July 31 2014 Latest news:
Monday, May 26, 2014
Married couples who tied the knot at a historic Highgate house will be invited back for a romantic night of theatre on the lawn as part of a series of glittering fundraising events marking the final push to pay for the house’s restoration.
Staff at the Grade II listed Lauderdale House in Waterlow Park have launched a new campaign to raise the final £500,000 to restore the 16th century building.
They have raised nearly £1.4million in two years for the Lauderdale Transformed project but hope to meet the £2million target in order to secure the future of the house for the next generation.
The campaign comes six months after director Katherine Ives said the team would have to rethink plans for the house, an arts and education centre, if they did not raise £500,000 by May.
“Costs increased along the way,” she said. “That’s why we feel we need another big push with a lot of help from the community. Otherwise, if we’re not careful, it will be like chasing butterflies.
“It’s going to be a challenge. But, if we can raise money and have fun at the same time, it will be a lovely way of introducing people to the house.”

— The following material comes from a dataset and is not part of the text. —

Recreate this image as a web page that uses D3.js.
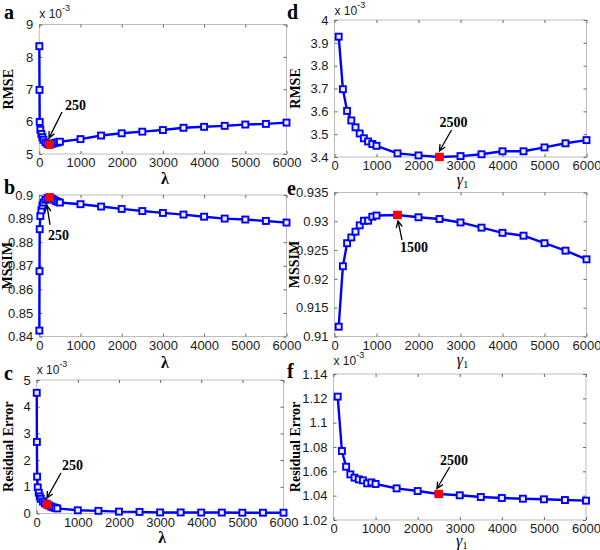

A concert featuring centuries-old music, performed by international pianist Brian Benedict and eight local singers, starts the latest fundraising campaign on Friday, May 30.
Absolutely Fabulous star Helen Lederer will host a wine tasting with her actress daughter Hannah, who appeared in ITV soap Echo Beach.
Star-crossed lovers will gather for a romantic Theatre on the Tea Lawn to watch a Romeo and Juliet production and Ms Ives hopes many couples who were married there will return on July 31.
An exclusive look at a private collection of high-end art at an unnamed Highgate resident’s home on June 10 and an intimate tour of Highgate Cemetery are some of the other activities on offer.
The Lauderdale Transformed project was launched in 2012 to replace the current workshop annexe with a new learning space, build a glass-covered atrium, provide disabled facilities and restore the house’s historic features.